The Italian Serie A's AS Roma, whose President is Boston Celtics co-owner James Palotta, is currently involved in a scandal with forty other teams in Italy. On Tuesday, Italian clubs were raided by the Italian Guardie di Finanza, similar to the US' Internal Revenue Service, on suspicions of money laundering and tax evasion.
The transactions in question allegedly "took enormous quantities of cash away from tax authorities," according to the court.
The searches and seizures were conducted by a Naples-based prosecutor. He said that at least ten other European teams are being investigated too, but did not specify which ones. The process, now being dubbed "Sick Soccer" is just the latest in a string of financial scandals that have rocked Italian soccer in recent years.
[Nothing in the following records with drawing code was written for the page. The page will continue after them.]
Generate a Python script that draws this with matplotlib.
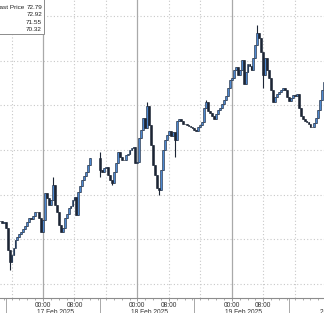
import numpy as np
import pandas as pd
import matplotlib
matplotlib.use("Agg")
import matplotlib.pyplot as plt
import matplotlib.dates as mdates
from matplotlib.patches import Rectangle
from matplotlib.transforms import blended_transform_factory

plt.rcParams['font.family'] = ['Liberation Sans', 'DejaVu Sans']

# 30 minute bars, starting 16 Feb 13:00 (None = no trading)
start = "2025-02-16 13:00"
closes = [
    70.70, 70.68, 70.69, 70.63, 70.38, 70.25, 70.32, 70.40, 70.49, 70.53,
    70.56, 70.58, 70.62, 70.65, 70.69, 70.74, 70.73, 70.76, 70.81, 70.81,
    70.74, 70.58, 70.72, 71.02, 70.96, 70.88, 70.94, 71.11, 70.88, 70.81,
    70.66, 70.58, 70.63, 70.74, 70.78, 70.85, 70.87, 70.94, 70.97, 70.77,
    71.03, 71.10, 71.16, 71.21, 71.25, 71.33, 71.41,
    None, None, None, None,
    71.28, 71.25, 71.30, 71.31, 71.22, 71.16, 71.13, 71.25, 71.35, 71.48,
    71.42, 71.39, 71.39, 71.44, 71.45, 71.50, 71.52, 71.53, 71.35, 71.36,
    71.63, 71.72, 71.86, 71.75, 71.99, 71.78, 71.55, 71.33, 71.22, 71.07,
    71.05, 71.28, 71.50, 71.61, 71.67, 71.71, 71.66, 71.70, 71.61, 71.82,
    71.85, 71.82, 71.79, 71.79, 71.78, 71.77, 71.76, 71.75, 71.72, 71.71,
    71.76, 71.78, 71.81, 71.97, 72.04, 71.94, 71.91, 71.88, 71.85, 71.90,
    71.95, 71.97, 72.01, 72.06, 72.10, 72.19, 72.28, 72.30, 72.39, 72.43,
    72.34, 72.39, 72.51, 72.24, 72.37, 72.46, 72.44, 72.39, 72.53, 72.67,
    72.81, 72.75, 72.60, 72.34, 72.53, 72.39, 72.30, 72.17, 72.04, 72.09,
    72.13, 72.15, 72.17, 72.19, 72.17, 72.09, 72.05, 72.08, 72.11, 72.10,
    72.13, 71.97, 71.88, 71.85, 71.82, 71.81, 71.79, 71.76, 71.76, 71.80,
    71.86, 71.95, 72.06, 72.17, 72.26,
]
# notable wicks
wick_highs = [("2025-02-17 02:30", 71.20), ("2025-02-17 14:30", 71.48),
              ("2025-02-18 02:30", 72.04), ("2025-02-18 17:30", 72.06),
              ("2025-02-19 06:30", 72.90)]
wick_lows = [("2025-02-16 15:30", 70.16), ("2025-02-17 14:30", 71.20),
             ("2025-02-17 17:30", 71.11), ("2025-02-18 05:30", 70.99),
             ("2025-02-18 09:30", 71.42), ("2025-02-19 08:00", 72.19)]

legend_names = ["Last Price", "", "", ""]
legend_values = ["72.79", "72.92", "71.55", "70.32"]
days = ["2025-02-16", "2025-02-17", "2025-02-18", "2025-02-19", "2025-02-20"]
y_grid = [70.0, 70.5, 71.0, 71.5, 72.0, 72.5, 73.0]

idx = pd.date_range(start, periods=len(closes), freq="30min")
df = pd.DataFrame({"close": np.array([np.nan if c is None else c for c in closes])},
                  index=idx)
df = df.dropna()
df["open"] = df["close"].shift(1).fillna(df["close"])
df["high"] = df[["open", "close"]].max(axis=1)
df["low"] = df[["open", "close"]].min(axis=1)
for t, v in wick_highs:
    df.loc[pd.Timestamp(t), "high"] = max(v, df.loc[pd.Timestamp(t), "high"])
for t, v in wick_lows:
    df.loc[pd.Timestamp(t), "low"] = min(v, df.loc[pd.Timestamp(t), "low"])

fig = plt.figure(figsize=(3.24, 3.13), dpi=100)
ax = fig.add_axes([0, 15 / 313, 1, 298 / 313])

# grid
for v in y_grid:
    ax.axhline(v, color="#c8c8c8", lw=0.8, ls=(0, (1, 2)), zorder=0)
for d in days:
    base = pd.Timestamp(d)
    ax.axvline(mdates.date2num(base), color="#a9a9a9", lw=0.9, zorder=0)
    for h in (8, 16):
        ax.axvline(mdates.date2num(base + pd.Timedelta(hours=h)), color="#c8c8c8",
                   lw=0.8, ls=(0, (1, 2)), zorder=0)

# candles
x = mdates.date2num(df.index)
up = (df["close"] >= df["open"]).values
ax.vlines(x, df["low"], df["high"], color="#1c2535", lw=0.8, zorder=2)
w = 0.95 / 48
ax.bar(x[up], (df["close"] - df["open"])[up], bottom=df["open"][up], width=w,
       color="#4d88d0", edgecolor="#1c2535", lw=0.4, zorder=3)
ax.bar(x[~up], (df["open"] - df["close"])[~up], bottom=df["close"][~up], width=w,
       color="#1c2535", edgecolor="#1c2535", lw=0.4, zorder=3)

# axes styling
for s in ["top", "right", "left"]:
    ax.spines[s].set_visible(False)
ax.spines["bottom"].set_color("#8c8c8c")
ax.set_yticks([])
major = []
for d in days:
    major += [pd.Timestamp(d), pd.Timestamp(d) + pd.Timedelta(hours=8)]
ax.set_xticks(mdates.date2num(major))
ax.set_xticklabels([t.strftime("%H:%M") for t in major], fontsize=4.8, color="#333333")
ax.set_xticks(mdates.date2num(pd.date_range("2025-02-16", "2025-02-20", freq="2h")),
              minor=True)
ax.tick_params(axis="x", which="major", length=2.0, width=0.6, color="#8c8c8c", pad=0.6)
ax.tick_params(axis="x", which="minor", length=1.5, width=0.5, color="#8c8c8c")

d0 = mdates.date2num(pd.Timestamp("2025-02-17"))
ax.set_xlim(d0 - 43 / 94.4, d0 + 281 / 94.4)
ax.set_ylim(69.843, 73.177)

trans = blended_transform_factory(ax.transData, ax.transAxes)
for d in days:
    base = pd.Timestamp(d)
    ax.annotate(base.strftime("%d Feb %Y").lstrip("0"), xy=(mdates.date2num(base), 0),
                xycoords=trans, xytext=(-4.6, -10.2), textcoords="offset points",
                ha="left", va="center", fontsize=4.8, color="#333333",
                annotation_clip=False)
    sep = mdates.date2num(base + pd.Timedelta(hours=14, minutes=30))
    ax.plot([sep, sep], [0, -0.06], transform=trans, color="#9a9a9a", lw=0.6,
            clip_on=False)

# legend box
fig.patches.append(Rectangle((-0.05, 1 - 34 / 313), 0.05 + 44 / 324, 0.2,
                             transform=fig.transFigure, facecolor="white",
                             edgecolor="#8c8c8c", lw=0.7, zorder=10))
for k, (name, val) in enumerate(zip(legend_names, legend_values)):
    yy = 1 - (7.5 + 7.3 * k) / 313
    if name:
        fig.text(24 / 324, yy, name, ha="right", va="center", fontsize=4.6,
                 color="#222222", zorder=11)
    fig.text(42 / 324, yy, val, ha="right", va="center", fontsize=4.6,
             color="#222222", zorder=11)

fig.savefig("out.png", dpi=100)
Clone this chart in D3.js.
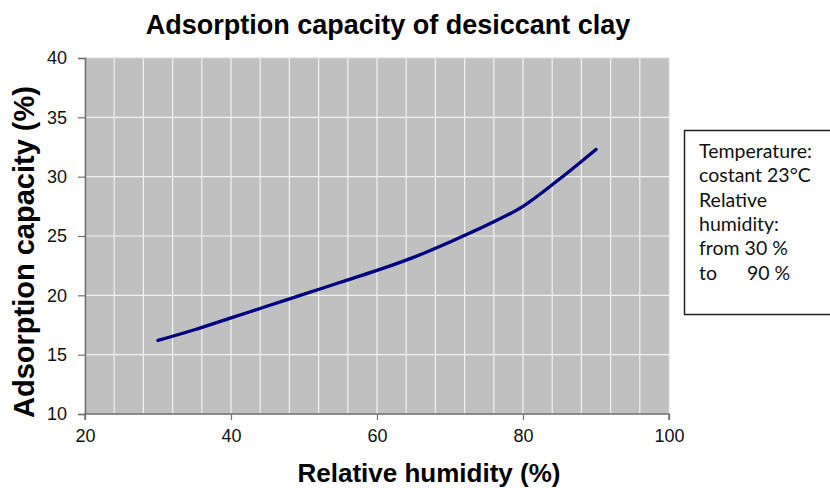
<!DOCTYPE html>
<html>
<head>
<meta charset="utf-8">
<script src="https://cdn.jsdelivr.net/npm/d3@7"></script>
<style>
  body { margin: 0; background: #fff; }
  svg { display: block; }
</style>
</head>
<body>
<script>
// values
const humidity = [30, 35, 40, 45, 50, 55, 60, 65, 70, 75, 80, 85, 90];
const capacity = [16.2, 17.1, 18.1, 19.1, 20.1, 21.1, 22.1, 23.2, 24.5, 25.9, 27.5, 29.8, 32.3];
const xTicks = [20, 40, 60, 80, 100];
const yTicks = [10, 15, 20, 25, 30, 35, 40];
const xGrid = d3.range(20, 101, 4);
const noteLines = ["Temperature:", "costant 23°C", "Relative", "humidity:", "from 30 %", "to      90 %"];

const width = 830;
const height = 488;
const margin = {left: 85, right: 161, top: 58, bottom: 74};

const svg = d3.select("body")
    .append("svg")
    .attr("width", width)
    .attr("height", height);

const x = d3.scaleLinear()
    .domain([20, 100])
    .range([margin.left, width - margin.right]);

const y = d3.scaleLinear()
    .domain([10, 40])
    .range([height - margin.bottom, margin.top]);

// plot area
svg.append("rect")
    .attr("x", x(20))
    .attr("y", y(40))
    .attr("width", x(100) - x(20))
    .attr("height", y(10) - y(40))
    .attr("fill", "#c0c0c0")
    .attr("stroke", "#d8d8d8")
    .attr("stroke-width", 1);

// grid
svg.append("g")
    .selectAll("line")
    .data(xGrid.slice(1, -1))
    .join("line")
    .attr("x1", d => x(d)).attr("x2", d => x(d))
    .attr("y1", y(40)).attr("y2", y(10))
    .attr("stroke", "#f2f2f2")
    .attr("stroke-width", 1.2);

svg.append("g")
    .selectAll("line")
    .data(yTicks.slice(1, -1))
    .join("line")
    .attr("x1", x(20)).attr("x2", x(100))
    .attr("y1", d => y(d)).attr("y2", d => y(d))
    .attr("stroke", "#f2f2f2")
    .attr("stroke-width", 1.2);

// axes
const xAxis = d3.axisBottom(x).tickValues(xTicks).tickSize(6).tickPadding(9);
const yAxis = d3.axisLeft(y).tickValues(yTicks).tickSize(7).tickPadding(11);

const gx = svg.append("g")
    .attr("transform", `translate(0, ${y(10)})`)
    .call(xAxis);

const gy = svg.append("g")
    .attr("transform", `translate(${x(20)}, 0)`)
    .call(yAxis);

[gx, gy].forEach(g => {
  g.select(".domain").attr("stroke", "#707070").attr("stroke-width", 1.5);
  g.selectAll(".tick line").attr("stroke", "#707070").attr("stroke-width", 1.2);
  g.selectAll(".tick text")
      .attr("font-family", "Liberation Sans, Arial, sans-serif")
      .attr("font-size", 18)
      .attr("fill", "#111");
});
gx.select(".domain").attr("d", `M${x(20)},6V0H${x(100)}V6`);

// line
const line = d3.line()
    .x((d, i) => x(humidity[i]))
    .y(d => y(d))
    .curve(d3.curveMonotoneX);

svg.append("path")
    .datum(capacity)
    .attr("d", line)
    .attr("fill", "none")
    .attr("stroke", "#000080")
    .attr("stroke-width", 3.3)
    .attr("stroke-linecap", "round");

// titles
svg.append("text")
    .attr("x", 388)
    .attr("y", 34)
    .attr("text-anchor", "middle")
    .attr("font-family", "Liberation Sans, Arial, sans-serif")
    .attr("font-weight", "bold")
    .attr("font-size", 27)
    .text("Adsorption capacity of desiccant clay");

svg.append("text")
    .attr("x", 429)
    .attr("y", 482)
    .attr("text-anchor", "middle")
    .attr("font-family", "Liberation Sans, Arial, sans-serif")
    .attr("font-weight", "bold")
    .attr("font-size", 26)
    .text("Relative humidity (%)");

svg.append("text")
    .attr("transform", `translate(34, 252) rotate(-90)`)
    .attr("text-anchor", "middle")
    .attr("font-family", "Liberation Sans, Arial, sans-serif")
    .attr("font-weight", "bold")
    .attr("font-size", 29)
    .text("Adsorption capacity (%)");

// note box
svg.append("rect")
    .attr("x", 684.5)
    .attr("y", 130.5)
    .attr("width", 160)
    .attr("height", 184)
    .attr("fill", "#fff")
    .attr("stroke", "#222")
    .attr("stroke-width", 1.5);

svg.append("g")
    .selectAll("text")
    .data(noteLines)
    .join("text")
    .attr("x", 699)
    .attr("y", (d, i) => 158 + i * 24.3)
    .attr("font-family", "Lato, 'Open Sans', sans-serif")
    .attr("font-size", 19.5)
    .attr("fill", "#111")
    .style("white-space", "pre")
    .text(d => d);
</script>
</body>
</html>
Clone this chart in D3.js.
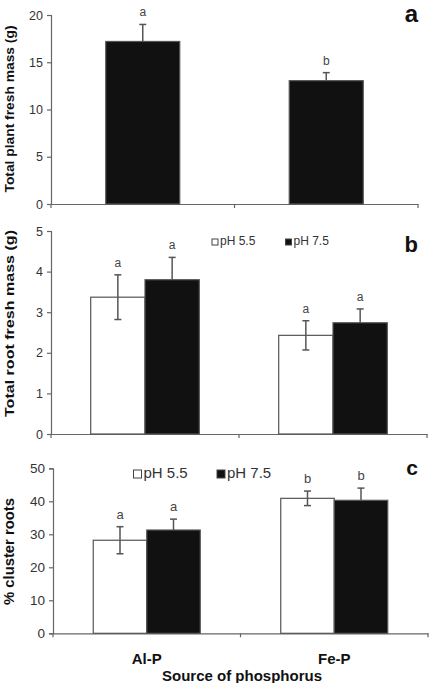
<!DOCTYPE html>
<html><head><meta charset="utf-8">
<script src="https://cdn.jsdelivr.net/npm/d3@7"></script>
<style>body{margin:0;background:#fff}svg{display:block}</style>
</head><body>
<script>
// ---- data ----
const categories = ["Al-P", "Fe-P"];
const seriesNames = ["pH 5.5", "pH 7.5"];
// panel a
const plantMass = [17.2, 13.05];
const plantErr = [1.8, 0.85];
const plantLetters = ["a", "b"];
// panel b
const root55 = [3.37, 2.43];
const root55Err = [0.55, 0.36];
const root75 = [3.80, 2.74];
const root75Err = [0.55, 0.34];
const rootLetters55 = ["a", "a"];
const rootLetters75 = ["a", "a"];
// panel c
const cluster55 = [28.2, 40.9];
const cluster55Err = [4.1, 2.2];
const cluster75 = [31.3, 40.3];
const cluster75Err = [3.3, 3.7];
const clusterLetters55 = ["a", "b"];
const clusterLetters75 = ["a", "b"];
// ticks
const ticksA = [0, 5, 10, 15, 20];
const ticksB = [0, 1, 2, 3, 4, 5];
const ticksC = [0, 10, 20, 30, 40, 50];

const W = 429, H = 683;
const svg = d3.select("body").append("svg").attr("width", W).attr("height", H)
  .style("font-family", "'Liberation Sans', Arial, sans-serif");

const axisColor = "#666", errColor = "#555", textColor = "#333";

function panel(cfg) {
  const g = svg.append("g");
  const x = d3.scaleBand().domain(categories).range([cfg.x0, cfg.x1]).padding(0);
  const y = d3.scaleLinear().domain([0, cfg.max]).range([cfg.y0, cfg.y1]);
  // y axis
  const ya = g.append("g").attr("transform", `translate(${cfg.x0},0)`)
    .call(d3.axisLeft(y).tickValues(cfg.ticks).tickFormat(d3.format("d")).tickSize(4).tickPadding(4));
  ya.select(".domain").attr("stroke", axisColor).attr("stroke-width", 1.2);
  ya.selectAll(".tick line").attr("stroke", axisColor).attr("stroke-width", 1.2);
  ya.selectAll("text").attr("fill", textColor).style("font-size", cfg.tickFont + "px")
    .style("font-family", "'Liberation Sans', Arial, sans-serif");
  // x axis
  const xa = g.append("g").attr("transform", `translate(0,${cfg.y0})`)
    .call(d3.axisBottom(x).tickSize(0).tickFormat(""));
  xa.select(".domain").attr("stroke", axisColor).attr("stroke-width", 1.2);
  const bounds = [cfg.x0, x(categories[1]), cfg.x1];
  g.selectAll(".xt").data(bounds).enter().append("line")
    .attr("x1", d => d).attr("x2", d => d).attr("y1", cfg.y0).attr("y2", cfg.y0 + 4)
    .attr("stroke", axisColor).attr("stroke-width", 1.2);

  // series
  const sub = d3.scaleBand().domain(cfg.series.map((s, i) => i))
    .range([-cfg.groupW / 2, cfg.groupW / 2]).padding(0);
  cfg.series.forEach((s, si) => {
    categories.forEach((c, ci) => {
      const cx = x(c) + x.bandwidth() / 2 + sub(si);
      const bw = sub.bandwidth();
      const v = s.values[ci], e = s.err[ci];
      g.append("rect").attr("x", cx).attr("y", y(v)).attr("width", bw)
        .attr("height", y(0) - y(v)).attr("fill", s.fill)
        .attr("stroke", s.stroke).attr("stroke-width", 1.2);
      const mx = cx + bw / 2;
      const lo = s.fill === "#fff" ? v - e : v;
      g.append("line").attr("x1", mx).attr("x2", mx).attr("y1", y(lo)).attr("y2", y(v + e))
        .attr("stroke", errColor).attr("stroke-width", 1.5);
      g.append("line").attr("x1", mx - 3.5).attr("x2", mx + 3.5).attr("y1", y(v + e)).attr("y2", y(v + e))
        .attr("stroke", errColor).attr("stroke-width", 1.5);
      if (s.fill === "#fff")
        g.append("line").attr("x1", mx - 3.5).attr("x2", mx + 3.5).attr("y1", y(v - e)).attr("y2", y(v - e))
          .attr("stroke", errColor).attr("stroke-width", 1.5);
      g.append("text").attr("x", mx).attr("y", y(v + e) - 8).attr("text-anchor", "middle")
        .attr("fill", "#444").style("font-size", cfg.sigFont + "px").text(s.letters[ci]);
    });
  });
  // y title
  g.append("text").attr("transform", `translate(${cfg.titleX},${cfg.titleY}) rotate(-90)`)
    .attr("text-anchor", "middle").attr("font-weight", "bold").attr("fill", "#111")
    .style("font-size", cfg.titleFont + "px")
    .attr("textLength", cfg.titleLen).attr("lengthAdjust", "spacingAndGlyphs")
    .text(cfg.title);
  // panel letter
  g.append("text").attr("x", 418).attr("y", cfg.letterY).attr("text-anchor", "end")
    .attr("font-weight", "bold").attr("fill", "#111").style("font-size", cfg.letterFont + "px")
    .text(cfg.letter);
  // legend
  if (cfg.legend) {
    const L = cfg.legend;
    cfg.series.forEach((s, si) => {
      const lx = L.xs[si];
      g.append("rect").attr("x", lx).attr("y", L.y - L.sq).attr("width", L.sq).attr("height", L.sq)
        .attr("fill", s.fill).attr("stroke", "#444").attr("stroke-width", 1);
      g.append("text").attr("x", lx + L.sq + 2).attr("y", L.y).attr("fill", "#333")
        .style("font-size", L.font + "px").text(seriesNames[si]);
    });
  }
  return {x, y};
}

panel({x0: 51, x1: 418, y0: 204, y1: 15, max: 20, ticks: ticksA, tickFont: 12.5, sigFont: 12,
  groupW: 74,
  series: [{values: plantMass, err: plantErr, letters: plantLetters, fill: "#111", stroke: "#555"}],
  title: "Total plant fresh mass (g)", titleX: 14, titleY: 109, titleFont: 13.5, titleLen: 167,
  letter: "a", letterY: 22, letterFont: 24});

panel({x0: 51, x1: 427, y0: 434, y1: 231, max: 5, ticks: ticksB, tickFont: 12.5, sigFont: 12,
  groupW: 108.6,
  series: [{values: root55, err: root55Err, letters: rootLetters55, fill: "#fff", stroke: "#555"},
           {values: root75, err: root75Err, letters: rootLetters75, fill: "#111", stroke: "#555"}],
  title: "Total root fresh mass (g)", titleX: 14, titleY: 323.5, titleFont: 13.5, titleLen: 187,
  letter: "b", letterY: 252, letterFont: 22,
  legend: {xs: [212, 285.5], y: 245, sq: 6, font: 12}});

panel({x0: 53, x1: 428, y0: 633.3, y1: 468.3, max: 50, ticks: ticksC, tickFont: 13.5, sigFont: 13,
  groupW: 107,
  series: [{values: cluster55, err: cluster55Err, letters: clusterLetters55, fill: "#fff", stroke: "#555"},
           {values: cluster75, err: cluster75Err, letters: clusterLetters75, fill: "#111", stroke: "#555"}],
  title: "% cluster roots", titleX: 14, titleY: 551.5, titleFont: 15, titleLen: 107,
  letter: "c", letterY: 475, letterFont: 21,
  legend: {xs: [133.5, 217], y: 478, sq: 8, font: 15}});

// category labels & x title
const xc = d3.scaleBand().domain(categories).range([53, 428]);
svg.selectAll(".cat").data(categories).enter().append("text")
  .attr("x", d => xc(d) + xc.bandwidth() / 2).attr("y", 664).attr("text-anchor", "middle")
  .attr("font-weight", "bold").attr("fill", "#111").style("font-size", "15px").text(d => d);
svg.append("text").attr("x", 242).attr("y", 681).attr("text-anchor", "middle")
  .attr("font-weight", "bold").attr("fill", "#111").style("font-size", "15px")
  .attr("textLength", 160).attr("lengthAdjust", "spacingAndGlyphs").text("Source of phosphorus");
</script>
</body></html>
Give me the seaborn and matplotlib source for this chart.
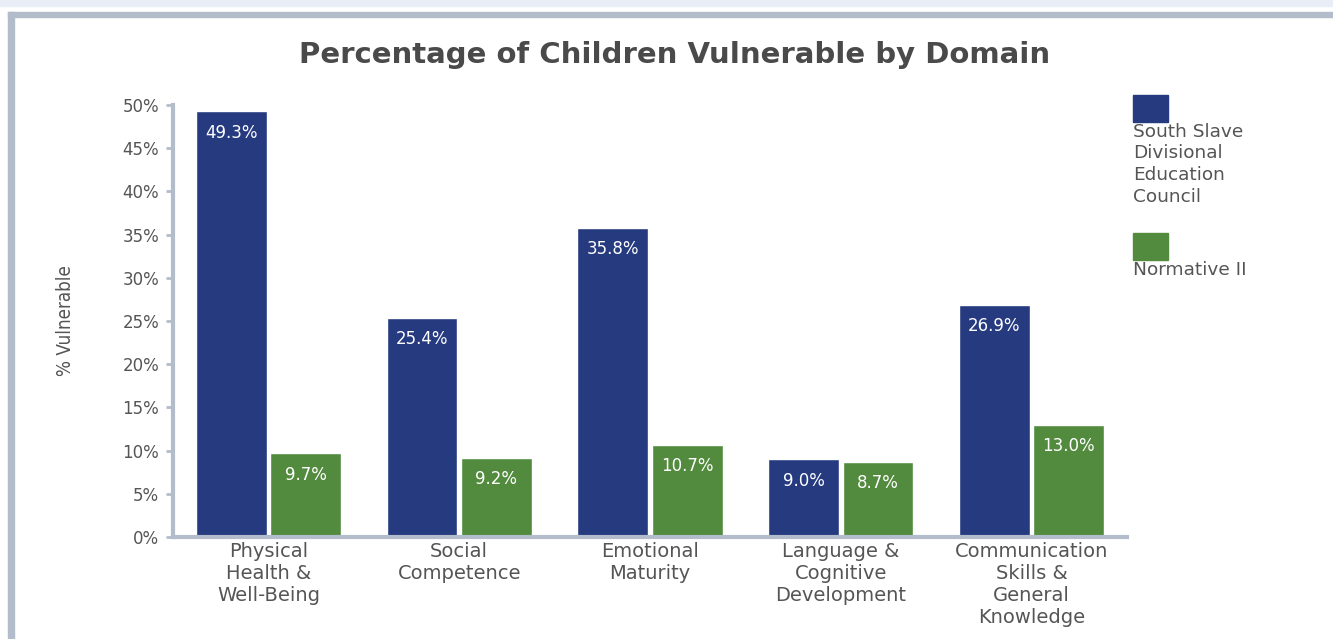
import pandas as pd
import matplotlib.pyplot as plt
import seaborn as sns
from matplotlib.patches import Rectangle

# Data
domains = ['Physical\nHealth &\nWell-Being', 'Social\nCompetence', 'Emotional\nMaturity',
           'Language &\nCognitive\nDevelopment', 'Communication\nSkills &\nGeneral\nKnowledge']
south_slave = [49.3, 25.4, 35.8, 9.0, 26.9]
normative = [9.7, 9.2, 10.7, 8.7, 13.0]
series = ['South Slave\nDivisional\nEducation\nCouncil', 'Normative II']
colors = ['#263a80', '#528a3e']
yticks = [0, 5, 10, 15, 20, 25, 30, 35, 40, 45, 50]

df = pd.DataFrame({
    'Domain': domains * 2,
    'Series': [series[0]] * len(domains) + [series[1]] * len(domains),
    'Value': south_slave + normative,
})

sns.set_style('white')
plt.rcParams['font.family'] = ['DejaVu Sans']
grey = '#b3bccb'
txt = '#555555'

W, H = 1333, 639
fig = plt.figure(figsize=(W / 100, H / 100), dpi=100)
ax = fig.add_axes([173 / W, (H - 537) / H, (1127 - 173) / W, (537 - 105) / H])

sns.barplot(data=df, x='Domain', y='Value', hue='Series', palette=colors,
            width=0.78, gap=0.05, saturation=1, ax=ax, legend=False)

for cont in ax.containers:
    ax.bar_label(cont, labels=[f'{v:.1f}%' for v in cont.datavalues],
                 padding=-22, color='white', fontsize=12)

ax.set_ylim(0, 50)
ax.set_xlim(-0.5, len(domains) - 0.5)
ax.set_yticks(yticks)
ax.set_yticklabels([f'{t}%' for t in yticks], color=txt, fontsize=12)
ax.tick_params(axis='y', left=True, length=5, width=2, color=grey, pad=5)
ax.tick_params(axis='x', bottom=False, pad=0)
ax.set_xticks(range(len(domains)))
ax.set_xticklabels(domains, color=txt, fontsize=14, linespacing=1.2)
ax.set_xlabel('')
ax.set_ylabel('% Vulnerable', color=txt, fontsize=13.5, labelpad=34,
              fontstretch='condensed')
for s in ['top', 'right']:
    ax.spines[s].set_visible(False)
for s in ['left', 'bottom']:
    ax.spines[s].set_color(grey)
    ax.spines[s].set_linewidth(3)

fig.text(675 / W, 1 - 55 / H, 'Percentage of Children Vulnerable by Domain',
         ha='center', va='center', fontsize=21, fontweight='bold', color='#4a4a4a')

# legend: square above label
leg_y = [95, 233]
for i, name in enumerate(series):
    fig.add_artist(Rectangle((1133 / W, 1 - (leg_y[i] + 27) / H), 35 / W, 27 / H,
                             transform=fig.transFigure, color=colors[i]))
    fig.text(1133 / W, 1 - (leg_y[i] + 28) / H, name, ha='left', va='top',
             fontsize=13.3, color=txt, linespacing=1.25)

# page frame
fig.add_artist(Rectangle((0, 1 - 6 / H), 1, 6 / H, transform=fig.transFigure,
                         color='#e9eef6'))
fig.add_artist(Rectangle((8 / W, 1 - 17 / H), 1, 5 / H, transform=fig.transFigure,
                         color=grey))
fig.add_artist(Rectangle((8 / W, 0), 6 / W, 1 - 12 / H, transform=fig.transFigure,
                         color=grey))

fig.savefig('out.png', dpi=100)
Italian Law Enforcement seized papers relating to contracts between players and their clubs. It was also confirmed that 12 player agents are being investigated. Roma spokespeople have declined to comment so far.
Meanwhile, Bologna and Cagliari were the only two top-flight teams exempt from investigation.
Juventus were relegated to Serie B and had two league titles stripped following their involvement in a betting scandal in 2005. In 2011, Roma denied participating in any kind of betting while a similar scandal was taking place at the time.
In 2011, Roma was calculated to be the 15th highest revenue earning team in the world with an estimated revenue of $188 million.
Palotta, Boston Red Sox-minority owner Thomas DiBenedetto, and UniCredit, a global banking service based in Italy, were all part of a Roma takeover in 2011.
Roma will travel to Kansas City to play the MLS All-Stars on July 31 and then play MLS side Toronto FC on Aug. 7.